I started writing ‘Tikkun’ immediately after the premiere of my first feature film,
‘The Wanderer’, at Cannes Film Festival 2010. Within a month I had written
a treatment that was accepted to Torino Film Lab. I had no doubt that my next
film would also be set in the Jewish Ultra Orthodox world. Even before
I shot ‘The Wanderer’, my vision was to create a trilogy based on a yeshiva
scholar and his crisis of faith. Hence I was already mulling over the central
themes of ‘Tikkun’, back when I wrote ‘The Wanderer’. Like the treatment,
I wrote the first draft of the script extremely quickly. I always describe the
relationship between ‘The Wanderer’ and ‘Tikkun’ as an escalation: The film
‘Tikkun’ is more extreme in every respect, from the technicalities of shooting in
black and white, to its focus on the regimented lives of the Ultra-Orthodox.

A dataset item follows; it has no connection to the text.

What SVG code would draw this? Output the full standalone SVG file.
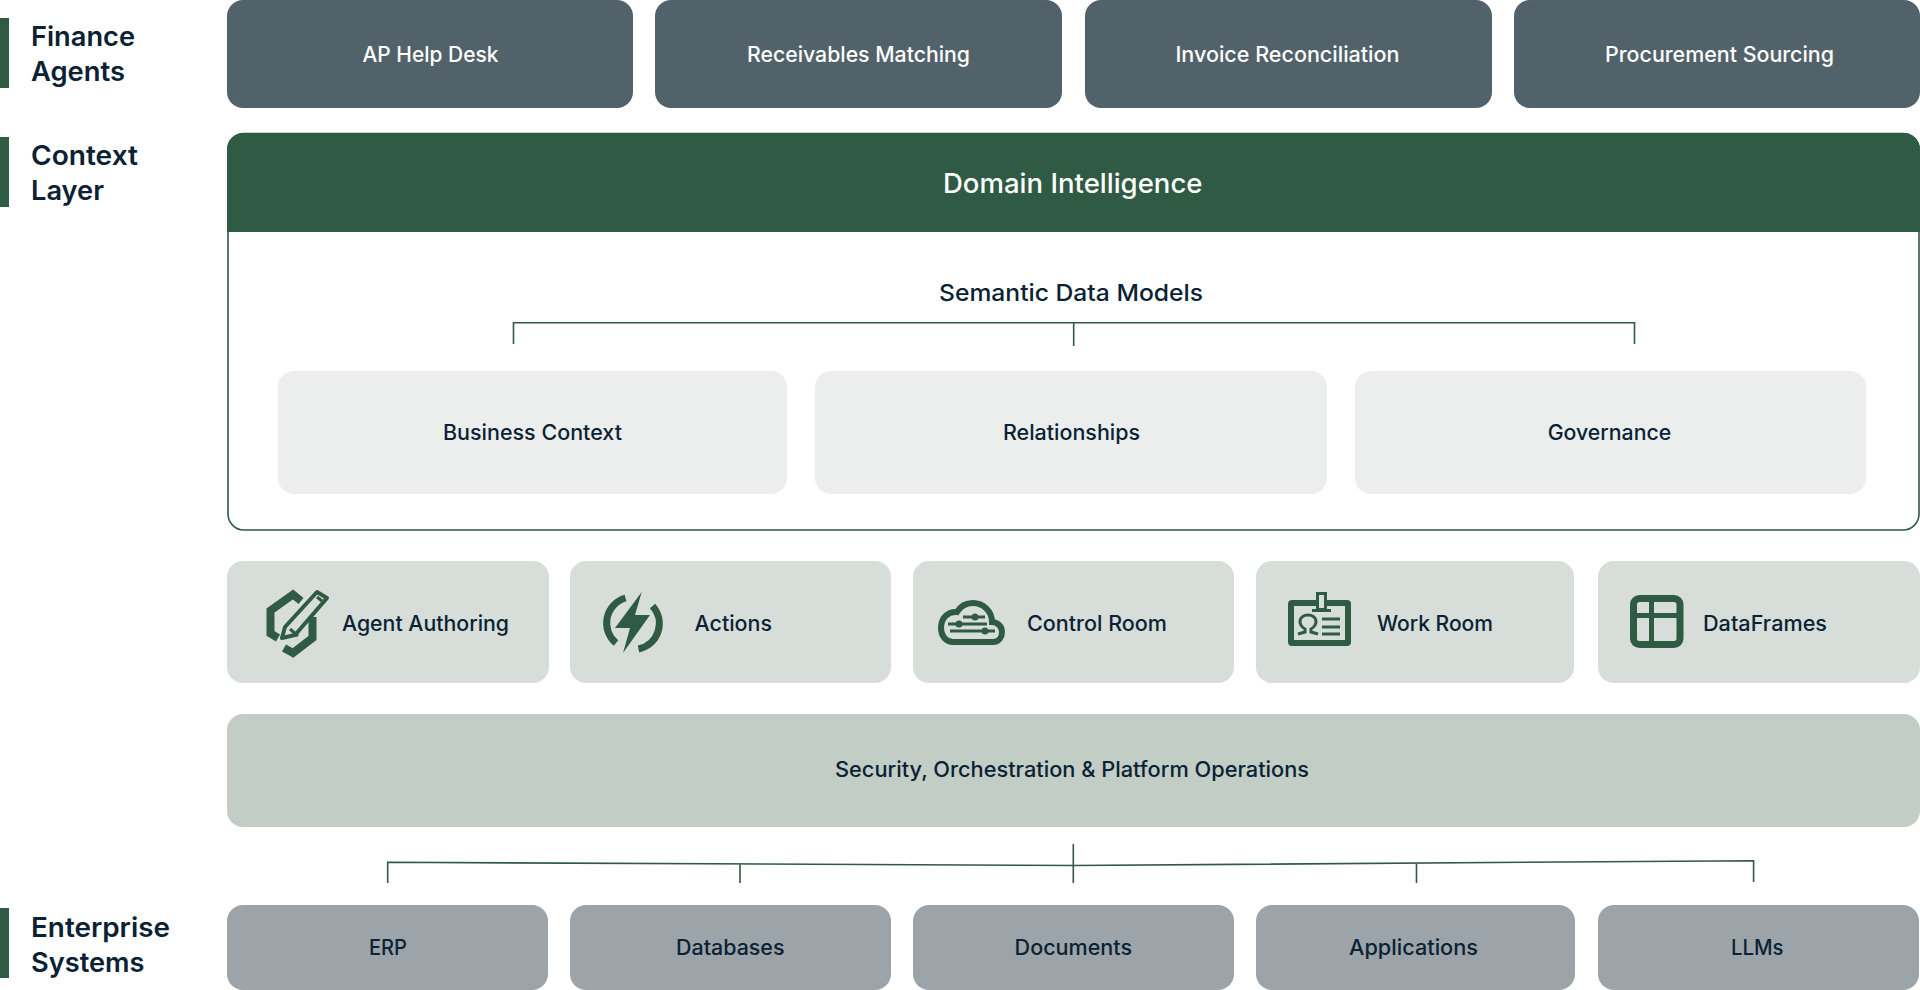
<svg xmlns="http://www.w3.org/2000/svg" width="1920" height="990" viewBox="0 0 1920 990">
<style>
text{font-family:"Inter","Noto Sans","Liberation Sans",sans-serif;fill:#0A2233;font-weight:500;font-size:21px}
.side{font-size:27px;font-weight:600}
.light{fill:#FFFFFF}
.head{font-size:27px}
.sem{font-size:23.5px}
.agent{fill:#52626B}
.inner{fill:#ECEEED}
.tool{fill:#D7DDD9}
.sec{fill:#C2CDC5}
.sys{fill:#9CA4A9}
.bar{fill:#2F5A43}
.line{fill:none;stroke:#2F5A43;stroke-width:1.6}
.ico{fill:none;stroke:#2F5A43;stroke-width:6}
.ico3{fill:none;stroke:#2F5A43;stroke-width:3}
.solid{fill:#2F5A43}
</style>
<rect width="1920" height="990" fill="#FFFFFF"/>
<g id="label-finance"><rect class="bar" x="0" y="18" width="9" height="70"/><text class="side" x="31" y="46" textLength="104" lengthAdjust="spacingAndGlyphs">Finance</text><text class="side" x="31" y="81" textLength="94" lengthAdjust="spacingAndGlyphs">Agents</text></g>
<g id="label-context"><rect class="bar" x="0" y="137" width="9" height="70"/><text class="side" x="31" y="165" textLength="107" lengthAdjust="spacingAndGlyphs">Context</text><text class="side" x="31" y="200" textLength="73" lengthAdjust="spacingAndGlyphs">Layer</text></g>
<g id="label-enterprise"><rect class="bar" x="0" y="908" width="9" height="70"/><text class="side" x="31" y="937" textLength="139" lengthAdjust="spacingAndGlyphs">Enterprise</text><text class="side" x="31" y="972" textLength="113.500" lengthAdjust="spacingAndGlyphs">Systems</text></g>

<g id="ap-help-desk"><rect class="agent" x="227" y="0" width="406" height="108" rx="16"/><text class="light" x="362.500" y="61.500" textLength="136" lengthAdjust="spacingAndGlyphs">AP Help Desk</text></g>
<g id="receivables-matching"><rect class="agent" x="655" y="0" width="407" height="108" rx="16"/><text class="light" x="747" y="61.500" textLength="223" lengthAdjust="spacingAndGlyphs">Receivables Matching</text></g>
<g id="invoice-reconciliation"><rect class="agent" x="1085" y="0" width="407" height="108" rx="16"/><text class="light" x="1175.500" y="61.500" textLength="224" lengthAdjust="spacingAndGlyphs">Invoice Reconciliation</text></g>
<g id="procurement-sourcing"><rect class="agent" x="1514" y="0" width="406" height="108" rx="16"/><text class="light" x="1605" y="61.500" textLength="229" lengthAdjust="spacingAndGlyphs">Procurement Sourcing</text></g>

<g id="domain-intelligence">
<rect x="228" y="133.500" width="1691" height="396.500" rx="16" fill="#FFFFFF" stroke="#2F5A43" stroke-width="1.6"/>
<path class="bar" d="M227 232V149a16 16 0 0 1 16-16H1904a16 16 0 0 1 16 16V232Z"/>
<text class="light head" x="943" y="192.500" textLength="259.500" lengthAdjust="spacingAndGlyphs">Domain Intelligence</text>
<text class="sem" x="939" y="300.500" textLength="264" lengthAdjust="spacingAndGlyphs">Semantic Data Models</text>
</g>
<g id="business-context"><rect class="inner" x="278" y="371" width="509" height="123" rx="16"/><text x="443" y="440" textLength="179" lengthAdjust="spacingAndGlyphs">Business Context</text></g>
<g id="relationships"><rect class="inner" x="815" y="371" width="512" height="123" rx="16"/><text x="1003" y="440" textLength="137" lengthAdjust="spacingAndGlyphs">Relationships</text></g>
<g id="governance"><rect class="inner" x="1355" y="371" width="511" height="123" rx="16"/><text x="1547.700" y="440" textLength="123.500" lengthAdjust="spacingAndGlyphs">Governance</text></g>

<g id="agent-authoring"><rect class="tool" x="227" y="561" width="322" height="122" rx="16"/>
<path class="ico" style="stroke-width:8" d="M301 601L293 594.500L270.500 610.500V633.500L278 638M284 648L293 653L312.500 638V617"/>
<path d="M285 627L317 592L327 598L295 635L282 638Z" fill="#D7DDD9" stroke="#2F5A43" stroke-width="4" stroke-linejoin="round"/>
<path class="ico3" d="M290 629L298 636M317 597L322 601"/>
<text x="342" y="630.500" textLength="167" lengthAdjust="spacingAndGlyphs">Agent Authoring</text></g>

<g id="actions"><rect class="tool" x="570" y="561" width="321" height="122" rx="16"/>
<path class="ico" style="stroke-width:7" d="M625.500 598A26 26 0 0 0 616 643M652.500 606A26 26 0 0 1 638.500 649"/>
<path class="solid" d="M641.700 592L615 628H630L623 653L650 615H635Z"/>
<text x="694.500" y="630.500" textLength="77.500" lengthAdjust="spacingAndGlyphs">Actions</text></g>

<g id="control-room"><rect class="tool" x="913" y="561" width="321" height="122" rx="16"/>
<path class="ico" d="M953 642H993C999 642 1002 637 1002 632C1002 626 997 622 992 622C992 611 983 603 973 603C965 603 960 607 957 612C948 611 941 618 941 628C941 636 946 642 953 642Z"/>
<path class="ico3" d="M963 617H985M948 624H987M950 631H995"/>
<circle class="solid" cx="975" cy="617" r="3.500"/><circle class="solid" cx="959" cy="624" r="3.500"/><circle class="solid" cx="985" cy="631" r="3.500"/>
<text x="1027" y="630.500" textLength="140" lengthAdjust="spacingAndGlyphs">Control Room</text></g>

<g id="work-room"><rect class="tool" x="1256" y="561" width="318" height="122" rx="16"/>
<rect class="ico" x="1291" y="603" width="57" height="40" rx="1"/>
<rect x="1317.500" y="593.500" width="8" height="16" fill="#D7DDD9" stroke="#2F5A43" stroke-width="3"/>
<path class="ico3" d="M1312 610.500H1331M1322 619H1340M1322 627H1340M1322 634H1340"/>
<path class="ico3" d="M1298 634L1305 632V629C1301 627 1300 623 1300 622C1300 617 1304 615 1308 615C1312 615 1316 617 1316 622C1316 623 1315 627 1311 629V632L1318 634"/>
<text x="1377" y="630.500" textLength="116" lengthAdjust="spacingAndGlyphs">Work Room</text></g>

<g id="dataframes"><rect class="tool" x="1598" y="561" width="322" height="122" rx="16"/>
<rect class="ico" style="stroke-width:7" x="1633.500" y="598.500" width="46.500" height="46" rx="6"/>
<path class="ico" style="stroke-width:5" d="M1651.500 598V645M1634 615.500H1680"/>
<text x="1703" y="630.500" textLength="124" lengthAdjust="spacingAndGlyphs">DataFrames</text></g>

<g id="security"><rect class="sec" x="227" y="714" width="1693" height="113" rx="16"/><text x="835" y="777" textLength="474" lengthAdjust="spacingAndGlyphs">Security, Orchestration &amp; Platform Operations</text></g>

<g id="erp"><rect class="sys" x="227" y="905" width="321" height="85" rx="16"/><text x="369" y="955" textLength="38" lengthAdjust="spacingAndGlyphs">ERP</text></g>
<g id="databases"><rect class="sys" x="570" y="905" width="321" height="85" rx="16"/><text x="676" y="955" textLength="108.500" lengthAdjust="spacingAndGlyphs">Databases</text></g>
<g id="documents"><rect class="sys" x="913" y="905" width="321" height="85" rx="16"/><text x="1014.600" y="955" textLength="117.400" lengthAdjust="spacingAndGlyphs">Documents</text></g>
<g id="applications"><rect class="sys" x="1256" y="905" width="319" height="85" rx="16"/><text x="1349" y="955" textLength="129" lengthAdjust="spacingAndGlyphs">Applications</text></g>
<g id="llms"><rect class="sys" x="1598" y="905" width="321" height="85" rx="16"/><text x="1731" y="955" textLength="52.600" lengthAdjust="spacingAndGlyphs">LLMs</text></g>

<g id="connectors">
<path class="line" d="M513.5 344V322.7H1634.5V344M1073.7 322.7V346"/>
<path class="line" d="M387.7 883V862.3L1073 865.5L1753.6 860.7V882M740 864V883M1073.3 844V883M1416.5 864V883"/>
</g>
</svg>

The protagonist, Haim-Aaron lives in Me'a She'arim, one of the oldest Jewish
neighborhoods in Jerusalem. For the Hasidic population, life in Me'a She'arim -
close to the site of the Holy Temple - is in itself holy. Haim-Aaron is a student in
yeshiva (religious college). He is regarded as an ‘illui’ or prodigy, a rare
distinction given to yeshiva students for their extraordinary intelligence and
insight. An illui is likely to become an important Rabbi or community leader.

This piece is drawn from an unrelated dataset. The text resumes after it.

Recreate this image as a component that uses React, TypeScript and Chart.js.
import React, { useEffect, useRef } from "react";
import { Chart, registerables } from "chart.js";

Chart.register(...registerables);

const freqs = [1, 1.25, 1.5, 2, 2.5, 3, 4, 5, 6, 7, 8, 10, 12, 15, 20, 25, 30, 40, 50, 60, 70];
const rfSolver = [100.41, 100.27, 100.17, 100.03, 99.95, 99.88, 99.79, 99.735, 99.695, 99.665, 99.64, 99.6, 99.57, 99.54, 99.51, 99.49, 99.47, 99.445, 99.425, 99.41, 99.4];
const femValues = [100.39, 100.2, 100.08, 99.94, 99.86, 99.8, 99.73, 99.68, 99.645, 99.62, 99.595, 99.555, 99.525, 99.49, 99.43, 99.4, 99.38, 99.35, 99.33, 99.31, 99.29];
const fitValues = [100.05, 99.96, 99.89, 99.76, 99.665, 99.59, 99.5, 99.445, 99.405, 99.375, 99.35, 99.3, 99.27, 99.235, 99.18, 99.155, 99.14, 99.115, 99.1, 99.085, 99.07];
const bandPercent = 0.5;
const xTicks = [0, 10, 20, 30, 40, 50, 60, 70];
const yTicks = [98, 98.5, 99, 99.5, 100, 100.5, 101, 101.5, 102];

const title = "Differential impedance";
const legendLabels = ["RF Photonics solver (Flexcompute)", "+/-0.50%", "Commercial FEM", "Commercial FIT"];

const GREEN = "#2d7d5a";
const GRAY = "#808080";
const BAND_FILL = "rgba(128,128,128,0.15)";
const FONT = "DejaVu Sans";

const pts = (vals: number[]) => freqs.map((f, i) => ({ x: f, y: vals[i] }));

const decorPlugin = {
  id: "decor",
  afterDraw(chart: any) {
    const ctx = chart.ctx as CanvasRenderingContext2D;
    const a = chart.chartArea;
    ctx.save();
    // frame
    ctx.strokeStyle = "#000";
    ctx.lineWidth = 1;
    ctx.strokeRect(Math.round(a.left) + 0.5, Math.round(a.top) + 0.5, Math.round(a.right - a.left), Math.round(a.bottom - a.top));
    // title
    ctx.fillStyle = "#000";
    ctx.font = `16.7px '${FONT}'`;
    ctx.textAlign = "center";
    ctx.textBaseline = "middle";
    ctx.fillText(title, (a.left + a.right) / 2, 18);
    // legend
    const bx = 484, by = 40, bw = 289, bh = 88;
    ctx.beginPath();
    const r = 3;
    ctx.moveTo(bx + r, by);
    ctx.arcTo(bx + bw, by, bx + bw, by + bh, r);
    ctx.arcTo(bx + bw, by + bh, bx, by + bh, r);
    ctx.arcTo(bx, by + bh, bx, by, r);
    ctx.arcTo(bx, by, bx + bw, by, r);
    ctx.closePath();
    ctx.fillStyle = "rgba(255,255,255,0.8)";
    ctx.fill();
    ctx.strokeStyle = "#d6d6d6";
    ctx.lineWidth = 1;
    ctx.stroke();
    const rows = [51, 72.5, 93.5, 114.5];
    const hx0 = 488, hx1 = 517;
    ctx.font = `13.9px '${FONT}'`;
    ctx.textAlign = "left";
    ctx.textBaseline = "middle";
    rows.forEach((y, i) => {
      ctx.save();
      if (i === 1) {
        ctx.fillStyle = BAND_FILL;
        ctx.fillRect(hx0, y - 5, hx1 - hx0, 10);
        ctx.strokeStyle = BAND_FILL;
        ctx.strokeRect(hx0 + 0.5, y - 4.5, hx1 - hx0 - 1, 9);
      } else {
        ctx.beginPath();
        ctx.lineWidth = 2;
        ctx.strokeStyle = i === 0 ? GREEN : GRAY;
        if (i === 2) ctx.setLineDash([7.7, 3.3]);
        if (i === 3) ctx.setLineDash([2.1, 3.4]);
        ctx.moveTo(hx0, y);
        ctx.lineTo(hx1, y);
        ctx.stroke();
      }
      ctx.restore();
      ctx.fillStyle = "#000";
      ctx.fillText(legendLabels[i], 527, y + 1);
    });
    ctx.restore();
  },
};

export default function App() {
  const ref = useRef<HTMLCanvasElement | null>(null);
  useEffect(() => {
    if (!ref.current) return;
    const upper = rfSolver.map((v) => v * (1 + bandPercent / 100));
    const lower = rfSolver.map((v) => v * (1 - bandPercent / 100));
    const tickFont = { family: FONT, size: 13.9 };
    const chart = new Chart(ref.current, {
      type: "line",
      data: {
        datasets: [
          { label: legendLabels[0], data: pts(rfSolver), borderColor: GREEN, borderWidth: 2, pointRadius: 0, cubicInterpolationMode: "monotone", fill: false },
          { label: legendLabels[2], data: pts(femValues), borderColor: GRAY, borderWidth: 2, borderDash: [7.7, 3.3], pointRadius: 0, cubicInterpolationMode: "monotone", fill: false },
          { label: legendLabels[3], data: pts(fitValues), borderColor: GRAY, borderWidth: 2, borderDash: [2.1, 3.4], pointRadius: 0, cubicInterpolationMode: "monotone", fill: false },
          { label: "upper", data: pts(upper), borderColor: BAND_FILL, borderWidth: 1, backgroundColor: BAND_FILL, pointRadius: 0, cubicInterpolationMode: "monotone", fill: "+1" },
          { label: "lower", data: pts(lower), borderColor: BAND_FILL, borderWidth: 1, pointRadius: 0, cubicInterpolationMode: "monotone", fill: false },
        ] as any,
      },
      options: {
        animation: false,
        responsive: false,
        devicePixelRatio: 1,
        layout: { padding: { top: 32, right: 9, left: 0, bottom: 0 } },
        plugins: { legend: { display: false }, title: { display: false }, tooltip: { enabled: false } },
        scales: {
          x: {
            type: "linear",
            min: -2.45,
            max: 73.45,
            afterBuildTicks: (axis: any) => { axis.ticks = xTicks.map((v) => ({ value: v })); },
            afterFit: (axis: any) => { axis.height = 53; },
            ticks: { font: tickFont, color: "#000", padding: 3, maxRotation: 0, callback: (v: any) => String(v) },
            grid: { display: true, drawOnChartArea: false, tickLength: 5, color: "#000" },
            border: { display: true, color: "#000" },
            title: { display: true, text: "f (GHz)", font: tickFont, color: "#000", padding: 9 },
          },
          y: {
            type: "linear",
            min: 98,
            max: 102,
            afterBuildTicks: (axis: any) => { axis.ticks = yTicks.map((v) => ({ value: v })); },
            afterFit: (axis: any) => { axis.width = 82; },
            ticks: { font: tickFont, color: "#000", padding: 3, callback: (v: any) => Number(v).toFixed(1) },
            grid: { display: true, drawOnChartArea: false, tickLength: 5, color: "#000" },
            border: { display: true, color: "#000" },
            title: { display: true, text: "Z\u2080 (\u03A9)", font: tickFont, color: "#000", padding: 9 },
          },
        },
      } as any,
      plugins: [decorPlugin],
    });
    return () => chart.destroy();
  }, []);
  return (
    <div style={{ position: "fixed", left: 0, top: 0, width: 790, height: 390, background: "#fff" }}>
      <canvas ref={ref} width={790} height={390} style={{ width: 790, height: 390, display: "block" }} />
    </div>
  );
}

‘Tikkun’ is a story of life and death, set in a closed society with rigid, clear-cut
rules. At the start of the film, the lead character is an outstanding member of his
community. Later, he starts questioning its religious rules, driven by an urgent
need to challenge and deepen his faith.
The casting process lasted a year and a half, due to the enormous challenge of
finding the lead actor. I met with many talented actors but something was always
lacking. The more I researched, the more I wondered how I would manage to
bring a non-religious, professional actor anywhere close to the specific
mannerisms and dialect of a devout Hasidic Jew. Eventually we scouted
ex-yeshiva scholars who had left religion. We tried teaching them basic acting
techniques in the hope of discovering natural talent. Aharon Traitel, a former
Hasidic Jew, responded to our casting advert and after the first few auditions
I remained unsure about him. Then, unlike the other candidates, Aharon started
suggesting script amendments and guided me in my research on Ultra Orthodox
Jews. He also translated the relevant scenes to Yiddish. He had a hidden charm
that I needed to surface and trust in order for him to take on the main role.
It was a risk worth taking as, over time, Aharon became deeply entrenched in
the project and came to understand all the minutia of the story.

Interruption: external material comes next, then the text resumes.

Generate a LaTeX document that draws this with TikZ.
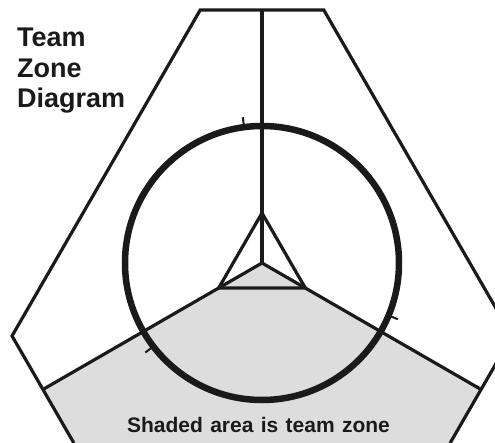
\documentclass[tikz,border=0pt]{standalone}
\usepackage{fontspec}
\setmainfont{Liberation Sans}
\usepackage{tikz}
\usetikzlibrary{calc}
\definecolor{ink}{HTML}{1A1A1A}
\definecolor{zonegray}{HTML}{DDDDDD}

\begin{document}
\begin{tikzpicture}[
    x=1pt, y=1pt,
    outline/.style={draw=ink, line width=3.2pt, line join=miter},
    spoke/.style={draw=ink, line width=3.2pt},
    ring/.style={draw=ink, line width=6.5pt},
    tickmark/.style={draw=ink, line width=2pt},
    zone/.style={fill=zonegray, draw=none},
    title/.style={font=\bfseries\fontsize{27}{30.5}\selectfont, align=left,
                  inner sep=0pt, text=ink},
    caption/.style={font=\bfseries\fontsize{21}{24}\selectfont,
                    inner sep=0pt, text=ink}
]
\useasboundingbox (-262,-179) rectangle (233,263);
\clip (-262,-179) rectangle (233,263);

% ── Key points ────────────────────────────────────────────────────────────
\coordinate (ctr) at (0,0);
\coordinate (o1) at (76.27:260.4);
\coordinate (o2) at (103.73:260.4);
\coordinate (o3) at (196.27:260.4);
\coordinate (o4) at (223.73:260.4);
\coordinate (o5) at (316.27:260.4);
\coordinate (o6) at (343.73:260.4);
\coordinate (mtop) at (90:253);
\coordinate (mleft) at (210:253);
\coordinate (mright) at (330:253);
\coordinate (ttop) at (90:50);
\coordinate (tleft) at (210:50);
\coordinate (tright) at (330:50);

% ── Team zone (shaded) ────────────────────────────────────────────────────
\fill[zone] (ctr) -- (mleft) -- (o4) -- ($(o4)+(0,-5)$) -- ($(o5)+(0,-5)$)
            -- (o5) -- (mright) -- cycle;

% ── Outer boundary (bottom edge lies on the frame) ────────────────────────
\draw[outline] (o5) -- (o6) -- (o1) -- (o2) -- (o3) -- (o4);

% ── Spokes ────────────────────────────────────────────────────────────────
\draw[spoke] (ctr) -- (mtop);
\draw[spoke] (ctr) -- (mleft);
\draw[spoke] (ctr) -- (mright);

% ── Inner triangle ────────────────────────────────────────────────────────
\draw[outline] (ttop) -- (tleft) -- (tright) -- cycle;

% ── Circle and ticks ──────────────────────────────────────────────────────
\draw[ring] (ctr) circle[radius=137];
\foreach \a in {97.5,217.5,337.5}
  \draw[tickmark] (\a:137) -- (\a:147);

% ── Labels ────────────────────────────────────────────────────────────────
\node[title, anchor=north west] (heading) at (-245,235) {Team\\Zone\\Diagram};
\node[caption, anchor=base] (note) at (-3.5,-169)
     {Shaded\hspace{0.35em}area\hspace{0.35em}is\hspace{0.35em}team\hspace{0.35em}zone};

\end{tikzpicture}
\end{document}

As a director, my most valuable document is my shooting script, which I write
alone. I need this kind of intimacy so I can write freely and unhampered,
imagining the film down to the last detail. For me, this is a lengthy process,
longer than scriptwriting, after which I embellish the script and the direction.
In addition, when writing the shooting script, I usually scout potential locations.
The first person I consult is my cinematographer, Shai Goldman, who, with his
rich experience, is the person to fine tune the shooting script, ahead of filming.
‘Tikkun’ had a scheduled 433 shots, 195 scenes, spread over 21 shooting days.